## What you will do
Retype only the lines running from the beginning of the entries below to the line with "import pandas as pd", both included. Do not include pictures.
── Source data
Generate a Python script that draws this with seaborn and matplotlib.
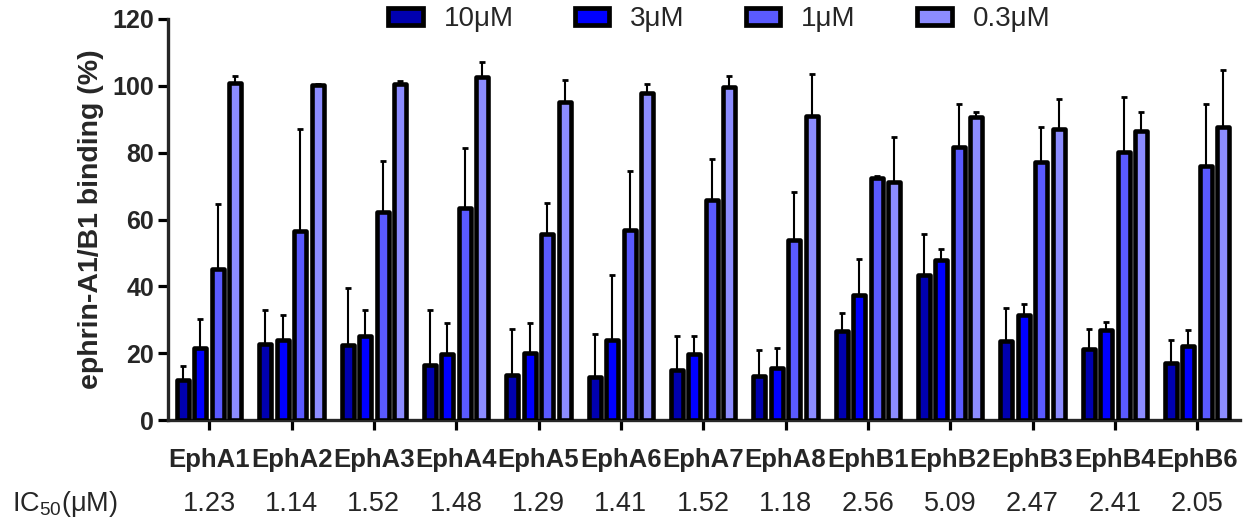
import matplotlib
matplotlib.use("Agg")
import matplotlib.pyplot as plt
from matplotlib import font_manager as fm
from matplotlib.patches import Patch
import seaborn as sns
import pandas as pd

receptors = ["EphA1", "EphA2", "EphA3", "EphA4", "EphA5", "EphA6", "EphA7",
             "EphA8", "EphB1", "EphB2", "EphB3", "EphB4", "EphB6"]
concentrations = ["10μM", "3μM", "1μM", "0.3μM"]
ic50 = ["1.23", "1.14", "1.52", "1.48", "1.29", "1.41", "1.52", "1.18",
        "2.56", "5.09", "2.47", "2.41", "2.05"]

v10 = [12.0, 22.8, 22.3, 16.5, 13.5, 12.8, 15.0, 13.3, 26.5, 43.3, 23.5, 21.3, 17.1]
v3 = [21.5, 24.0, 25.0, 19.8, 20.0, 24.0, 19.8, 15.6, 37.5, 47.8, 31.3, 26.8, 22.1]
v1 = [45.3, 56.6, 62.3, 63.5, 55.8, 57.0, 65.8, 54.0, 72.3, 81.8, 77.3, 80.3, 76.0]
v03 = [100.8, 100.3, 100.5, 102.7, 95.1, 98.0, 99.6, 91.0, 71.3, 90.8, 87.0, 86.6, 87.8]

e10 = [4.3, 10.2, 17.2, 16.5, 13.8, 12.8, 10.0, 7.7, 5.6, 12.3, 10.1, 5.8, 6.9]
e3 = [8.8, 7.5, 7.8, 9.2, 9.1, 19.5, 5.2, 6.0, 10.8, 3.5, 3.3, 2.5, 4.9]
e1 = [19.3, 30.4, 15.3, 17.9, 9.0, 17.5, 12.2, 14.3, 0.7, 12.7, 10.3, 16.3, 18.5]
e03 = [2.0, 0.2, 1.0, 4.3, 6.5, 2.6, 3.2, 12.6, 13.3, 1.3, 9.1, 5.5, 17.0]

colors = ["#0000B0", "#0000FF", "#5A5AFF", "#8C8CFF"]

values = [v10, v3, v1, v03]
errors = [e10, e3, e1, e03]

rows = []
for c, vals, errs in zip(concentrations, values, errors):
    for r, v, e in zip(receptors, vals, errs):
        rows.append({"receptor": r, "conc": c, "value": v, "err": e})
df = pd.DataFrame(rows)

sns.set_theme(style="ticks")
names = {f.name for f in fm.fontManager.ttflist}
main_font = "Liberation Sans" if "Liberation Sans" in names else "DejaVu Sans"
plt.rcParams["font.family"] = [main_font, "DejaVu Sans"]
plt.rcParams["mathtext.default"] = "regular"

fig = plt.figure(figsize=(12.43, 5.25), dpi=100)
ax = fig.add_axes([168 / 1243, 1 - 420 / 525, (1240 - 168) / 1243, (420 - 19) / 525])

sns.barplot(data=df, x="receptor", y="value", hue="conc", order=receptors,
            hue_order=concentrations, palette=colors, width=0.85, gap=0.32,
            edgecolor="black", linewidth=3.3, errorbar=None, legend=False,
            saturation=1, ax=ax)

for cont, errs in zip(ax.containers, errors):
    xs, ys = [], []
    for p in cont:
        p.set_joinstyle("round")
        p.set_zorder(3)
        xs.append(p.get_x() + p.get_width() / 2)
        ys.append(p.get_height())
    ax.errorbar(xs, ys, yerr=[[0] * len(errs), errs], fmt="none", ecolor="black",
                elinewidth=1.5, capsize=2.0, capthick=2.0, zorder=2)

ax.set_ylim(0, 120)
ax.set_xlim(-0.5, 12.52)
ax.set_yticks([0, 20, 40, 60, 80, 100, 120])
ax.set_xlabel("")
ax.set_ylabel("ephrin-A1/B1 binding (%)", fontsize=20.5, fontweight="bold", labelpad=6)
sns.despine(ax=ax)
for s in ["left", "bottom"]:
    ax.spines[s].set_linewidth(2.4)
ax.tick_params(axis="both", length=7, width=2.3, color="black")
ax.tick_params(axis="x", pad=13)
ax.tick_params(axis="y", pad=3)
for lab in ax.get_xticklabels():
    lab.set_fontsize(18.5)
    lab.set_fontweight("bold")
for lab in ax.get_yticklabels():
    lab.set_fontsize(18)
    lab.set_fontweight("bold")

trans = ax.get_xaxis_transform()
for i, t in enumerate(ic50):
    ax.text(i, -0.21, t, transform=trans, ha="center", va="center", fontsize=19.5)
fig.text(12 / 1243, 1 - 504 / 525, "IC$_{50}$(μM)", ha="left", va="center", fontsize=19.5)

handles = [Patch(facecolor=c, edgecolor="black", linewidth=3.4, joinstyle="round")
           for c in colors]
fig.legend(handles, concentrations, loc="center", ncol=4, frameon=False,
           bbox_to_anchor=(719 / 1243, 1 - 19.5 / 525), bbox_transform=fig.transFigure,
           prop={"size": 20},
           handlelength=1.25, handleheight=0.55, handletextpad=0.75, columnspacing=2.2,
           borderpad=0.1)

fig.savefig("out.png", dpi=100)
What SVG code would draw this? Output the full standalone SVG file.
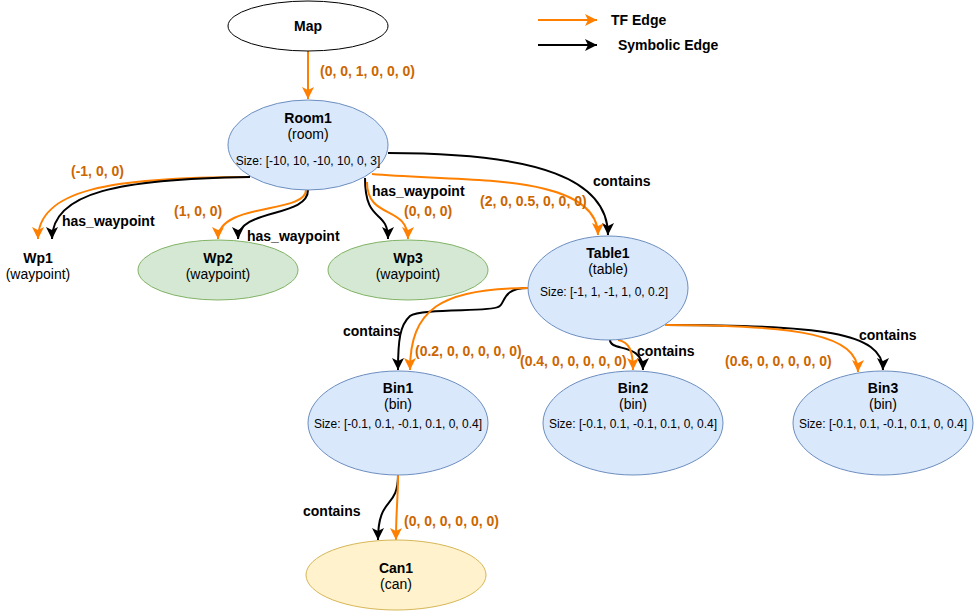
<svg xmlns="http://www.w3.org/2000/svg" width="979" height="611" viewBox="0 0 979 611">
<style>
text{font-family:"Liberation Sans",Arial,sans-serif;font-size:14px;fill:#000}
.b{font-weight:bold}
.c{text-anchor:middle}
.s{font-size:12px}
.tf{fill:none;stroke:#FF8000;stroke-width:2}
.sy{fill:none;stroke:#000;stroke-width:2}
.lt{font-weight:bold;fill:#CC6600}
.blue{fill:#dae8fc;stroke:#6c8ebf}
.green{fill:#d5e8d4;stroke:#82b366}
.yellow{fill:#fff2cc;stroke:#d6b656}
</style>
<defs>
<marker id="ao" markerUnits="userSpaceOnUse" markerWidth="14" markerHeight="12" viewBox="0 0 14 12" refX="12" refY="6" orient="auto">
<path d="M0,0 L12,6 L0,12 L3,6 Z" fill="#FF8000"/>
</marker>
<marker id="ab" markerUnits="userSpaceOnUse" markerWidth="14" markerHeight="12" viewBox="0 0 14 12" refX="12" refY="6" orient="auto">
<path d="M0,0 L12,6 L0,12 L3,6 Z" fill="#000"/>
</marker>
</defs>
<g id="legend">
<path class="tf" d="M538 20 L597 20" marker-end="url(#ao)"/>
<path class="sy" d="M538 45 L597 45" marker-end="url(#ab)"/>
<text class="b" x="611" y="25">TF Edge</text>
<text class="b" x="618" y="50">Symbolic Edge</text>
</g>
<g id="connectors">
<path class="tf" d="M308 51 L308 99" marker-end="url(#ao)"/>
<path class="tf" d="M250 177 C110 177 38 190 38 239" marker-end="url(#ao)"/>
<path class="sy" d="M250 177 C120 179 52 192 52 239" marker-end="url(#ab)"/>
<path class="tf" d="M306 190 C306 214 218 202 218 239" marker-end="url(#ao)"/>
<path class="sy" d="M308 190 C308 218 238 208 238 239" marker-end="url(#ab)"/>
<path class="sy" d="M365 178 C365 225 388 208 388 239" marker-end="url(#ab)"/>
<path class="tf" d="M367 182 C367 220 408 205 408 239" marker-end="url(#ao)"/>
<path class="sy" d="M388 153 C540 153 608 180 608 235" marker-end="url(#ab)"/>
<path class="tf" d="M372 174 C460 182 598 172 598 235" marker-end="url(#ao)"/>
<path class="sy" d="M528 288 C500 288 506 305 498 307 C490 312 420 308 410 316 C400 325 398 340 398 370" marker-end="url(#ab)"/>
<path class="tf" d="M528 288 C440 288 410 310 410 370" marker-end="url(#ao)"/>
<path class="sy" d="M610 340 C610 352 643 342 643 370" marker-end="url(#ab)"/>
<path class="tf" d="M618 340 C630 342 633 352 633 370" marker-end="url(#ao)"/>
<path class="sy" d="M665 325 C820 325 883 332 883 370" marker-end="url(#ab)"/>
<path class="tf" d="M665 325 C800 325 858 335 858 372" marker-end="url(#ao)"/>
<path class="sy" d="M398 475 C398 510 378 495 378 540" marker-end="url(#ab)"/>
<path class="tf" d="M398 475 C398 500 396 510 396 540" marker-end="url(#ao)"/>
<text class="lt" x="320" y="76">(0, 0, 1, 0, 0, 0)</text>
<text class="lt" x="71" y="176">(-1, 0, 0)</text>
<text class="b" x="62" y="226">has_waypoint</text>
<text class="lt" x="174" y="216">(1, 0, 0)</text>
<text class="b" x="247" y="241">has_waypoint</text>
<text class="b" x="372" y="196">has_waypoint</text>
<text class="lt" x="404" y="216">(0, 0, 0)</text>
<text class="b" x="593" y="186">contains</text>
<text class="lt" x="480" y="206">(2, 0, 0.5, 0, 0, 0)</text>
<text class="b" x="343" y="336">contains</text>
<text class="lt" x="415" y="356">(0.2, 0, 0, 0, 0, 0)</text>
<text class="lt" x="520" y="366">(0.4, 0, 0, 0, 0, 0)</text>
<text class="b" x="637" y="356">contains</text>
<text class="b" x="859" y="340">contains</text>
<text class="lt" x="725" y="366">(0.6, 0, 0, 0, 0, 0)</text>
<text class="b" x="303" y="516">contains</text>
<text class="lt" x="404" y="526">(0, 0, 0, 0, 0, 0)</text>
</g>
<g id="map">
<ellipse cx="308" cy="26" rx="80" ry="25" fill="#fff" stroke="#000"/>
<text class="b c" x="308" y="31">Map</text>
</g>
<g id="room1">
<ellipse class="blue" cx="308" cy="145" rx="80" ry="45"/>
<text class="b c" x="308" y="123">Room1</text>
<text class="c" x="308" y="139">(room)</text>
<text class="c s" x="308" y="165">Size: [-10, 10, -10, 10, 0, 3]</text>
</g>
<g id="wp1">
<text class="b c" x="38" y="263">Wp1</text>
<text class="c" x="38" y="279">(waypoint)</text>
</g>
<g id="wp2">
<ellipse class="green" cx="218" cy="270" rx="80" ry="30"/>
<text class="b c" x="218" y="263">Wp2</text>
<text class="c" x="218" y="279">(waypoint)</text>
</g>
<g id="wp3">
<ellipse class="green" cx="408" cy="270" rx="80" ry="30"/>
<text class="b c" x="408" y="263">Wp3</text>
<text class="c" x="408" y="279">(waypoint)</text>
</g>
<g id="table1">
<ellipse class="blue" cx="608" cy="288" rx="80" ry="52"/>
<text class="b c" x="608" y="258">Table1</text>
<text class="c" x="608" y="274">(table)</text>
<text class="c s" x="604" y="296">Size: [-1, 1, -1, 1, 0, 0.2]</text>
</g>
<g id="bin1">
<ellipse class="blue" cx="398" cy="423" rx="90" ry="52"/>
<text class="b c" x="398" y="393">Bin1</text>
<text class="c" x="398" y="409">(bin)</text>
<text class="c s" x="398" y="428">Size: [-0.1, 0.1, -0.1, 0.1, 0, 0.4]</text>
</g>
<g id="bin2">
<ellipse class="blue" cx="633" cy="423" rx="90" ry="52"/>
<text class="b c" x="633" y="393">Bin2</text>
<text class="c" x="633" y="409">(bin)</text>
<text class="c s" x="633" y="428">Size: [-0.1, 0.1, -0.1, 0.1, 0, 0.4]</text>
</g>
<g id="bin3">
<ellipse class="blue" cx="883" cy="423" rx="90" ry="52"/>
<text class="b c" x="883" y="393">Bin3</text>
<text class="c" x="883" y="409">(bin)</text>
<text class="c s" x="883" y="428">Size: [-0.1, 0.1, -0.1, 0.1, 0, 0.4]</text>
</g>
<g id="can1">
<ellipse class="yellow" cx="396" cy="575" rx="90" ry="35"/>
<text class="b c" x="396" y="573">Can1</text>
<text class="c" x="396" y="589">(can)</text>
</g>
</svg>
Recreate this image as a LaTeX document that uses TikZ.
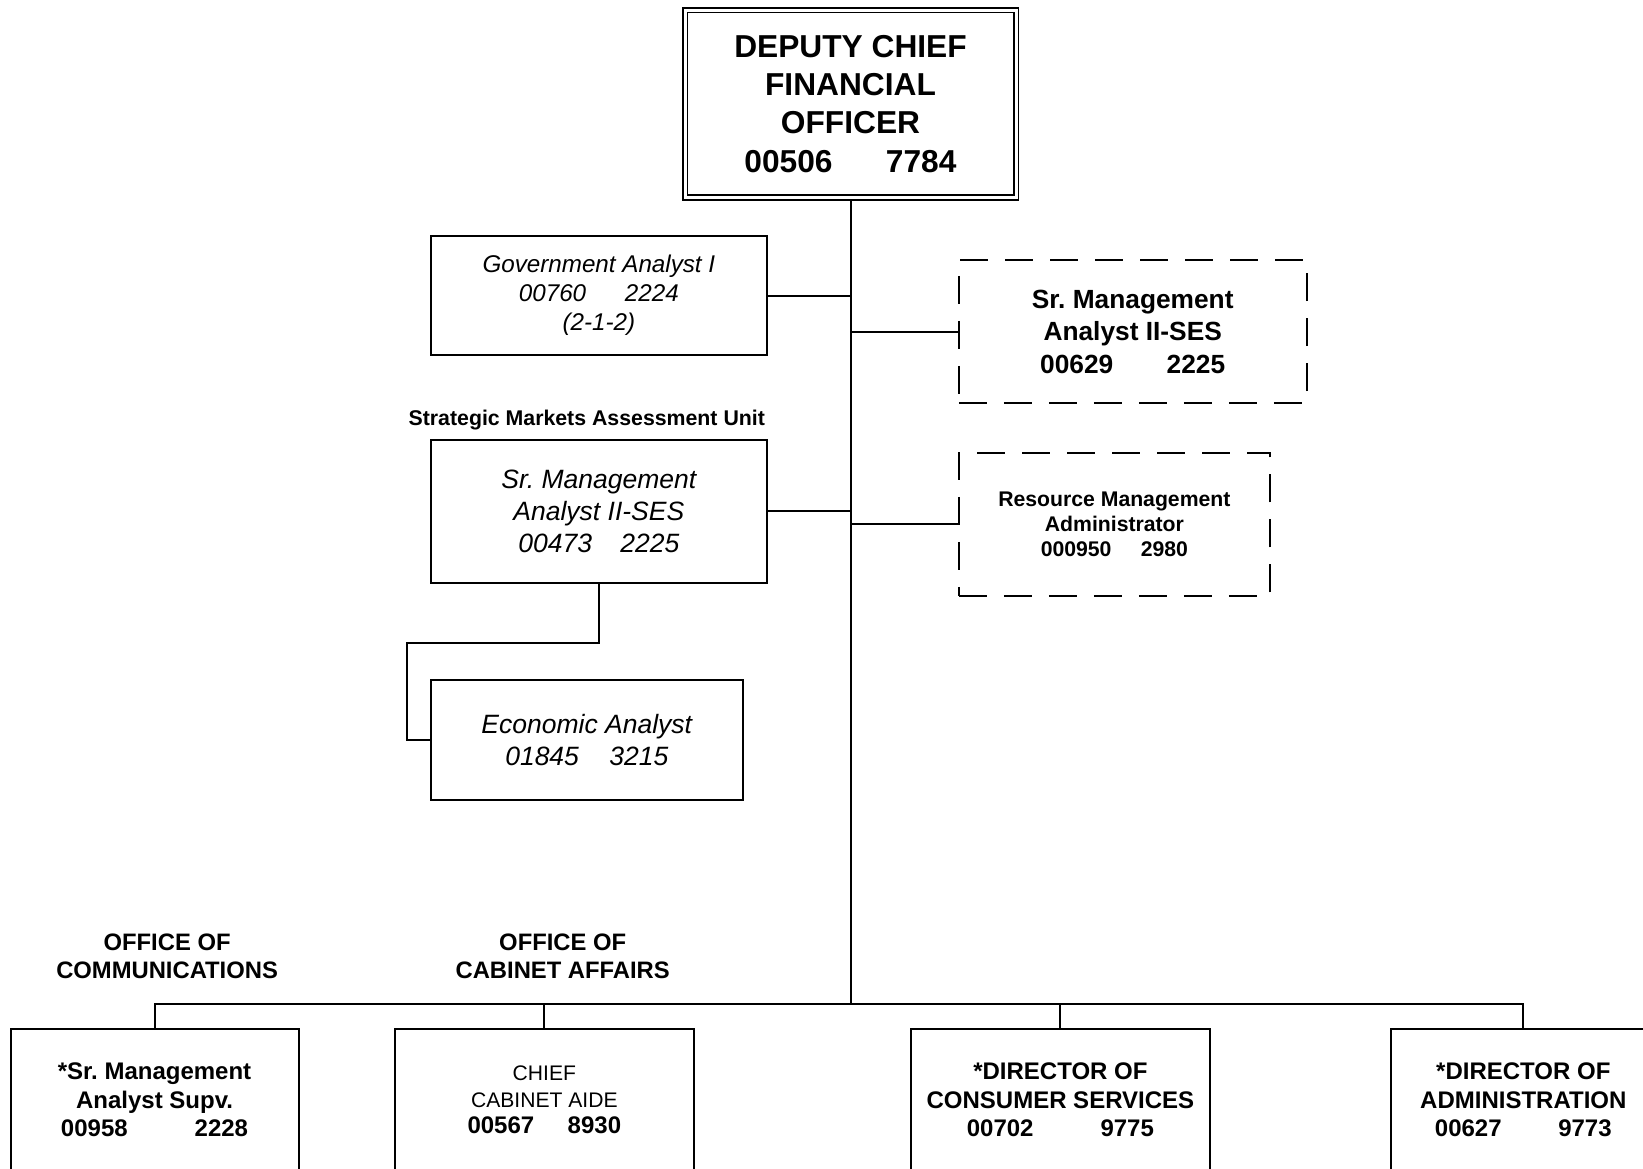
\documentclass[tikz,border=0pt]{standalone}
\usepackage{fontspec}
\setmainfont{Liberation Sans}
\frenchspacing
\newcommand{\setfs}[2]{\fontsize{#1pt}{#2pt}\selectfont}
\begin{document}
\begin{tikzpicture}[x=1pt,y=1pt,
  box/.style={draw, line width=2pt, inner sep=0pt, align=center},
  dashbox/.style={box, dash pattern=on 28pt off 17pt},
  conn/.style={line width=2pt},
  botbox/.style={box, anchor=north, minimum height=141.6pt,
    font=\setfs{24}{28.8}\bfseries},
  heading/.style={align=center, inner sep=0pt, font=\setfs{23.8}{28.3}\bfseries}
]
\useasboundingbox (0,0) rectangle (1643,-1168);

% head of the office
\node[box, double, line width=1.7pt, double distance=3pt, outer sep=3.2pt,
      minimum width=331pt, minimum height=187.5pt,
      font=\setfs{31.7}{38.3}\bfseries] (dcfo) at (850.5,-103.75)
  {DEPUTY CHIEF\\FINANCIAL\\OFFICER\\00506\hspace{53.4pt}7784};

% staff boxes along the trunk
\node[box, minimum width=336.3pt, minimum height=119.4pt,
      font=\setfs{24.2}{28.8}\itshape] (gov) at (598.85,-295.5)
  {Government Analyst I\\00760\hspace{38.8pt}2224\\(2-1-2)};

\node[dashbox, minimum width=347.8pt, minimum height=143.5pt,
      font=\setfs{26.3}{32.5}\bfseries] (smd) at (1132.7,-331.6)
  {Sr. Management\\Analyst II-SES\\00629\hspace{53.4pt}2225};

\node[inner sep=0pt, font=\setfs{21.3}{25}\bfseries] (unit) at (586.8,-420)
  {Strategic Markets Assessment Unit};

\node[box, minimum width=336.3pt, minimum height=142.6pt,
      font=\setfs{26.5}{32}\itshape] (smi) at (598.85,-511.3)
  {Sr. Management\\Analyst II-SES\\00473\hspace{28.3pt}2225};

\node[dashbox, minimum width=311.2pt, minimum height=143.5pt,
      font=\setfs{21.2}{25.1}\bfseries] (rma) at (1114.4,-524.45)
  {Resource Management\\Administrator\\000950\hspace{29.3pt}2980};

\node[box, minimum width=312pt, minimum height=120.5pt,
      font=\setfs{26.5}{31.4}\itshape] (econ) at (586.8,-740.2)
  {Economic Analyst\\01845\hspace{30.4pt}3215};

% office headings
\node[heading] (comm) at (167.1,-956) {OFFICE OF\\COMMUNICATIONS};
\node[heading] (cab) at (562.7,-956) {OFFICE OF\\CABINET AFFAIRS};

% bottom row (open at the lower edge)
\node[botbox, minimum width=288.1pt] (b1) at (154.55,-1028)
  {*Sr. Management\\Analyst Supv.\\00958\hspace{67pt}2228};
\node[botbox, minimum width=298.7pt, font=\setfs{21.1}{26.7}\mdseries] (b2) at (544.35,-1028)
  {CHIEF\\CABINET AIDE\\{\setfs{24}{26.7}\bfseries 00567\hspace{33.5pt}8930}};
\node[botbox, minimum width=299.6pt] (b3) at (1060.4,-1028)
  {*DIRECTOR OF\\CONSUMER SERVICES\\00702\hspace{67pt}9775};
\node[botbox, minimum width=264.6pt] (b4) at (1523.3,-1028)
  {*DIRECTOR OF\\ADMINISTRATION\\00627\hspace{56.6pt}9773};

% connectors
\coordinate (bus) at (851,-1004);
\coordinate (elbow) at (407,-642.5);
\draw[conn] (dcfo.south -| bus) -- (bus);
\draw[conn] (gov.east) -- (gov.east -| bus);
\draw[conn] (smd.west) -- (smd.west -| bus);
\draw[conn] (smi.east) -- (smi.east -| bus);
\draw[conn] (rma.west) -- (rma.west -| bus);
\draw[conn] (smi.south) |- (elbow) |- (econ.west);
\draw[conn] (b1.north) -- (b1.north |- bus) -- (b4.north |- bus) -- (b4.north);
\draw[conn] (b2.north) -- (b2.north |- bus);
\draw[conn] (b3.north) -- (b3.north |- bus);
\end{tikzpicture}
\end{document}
────
## Full solution
Generate a Python script that draws this with seaborn and matplotlib.
import matplotlib
matplotlib.use("Agg")
import matplotlib.pyplot as plt
from matplotlib import font_manager as fm
from matplotlib.patches import Patch
import seaborn as sns
import pandas as pd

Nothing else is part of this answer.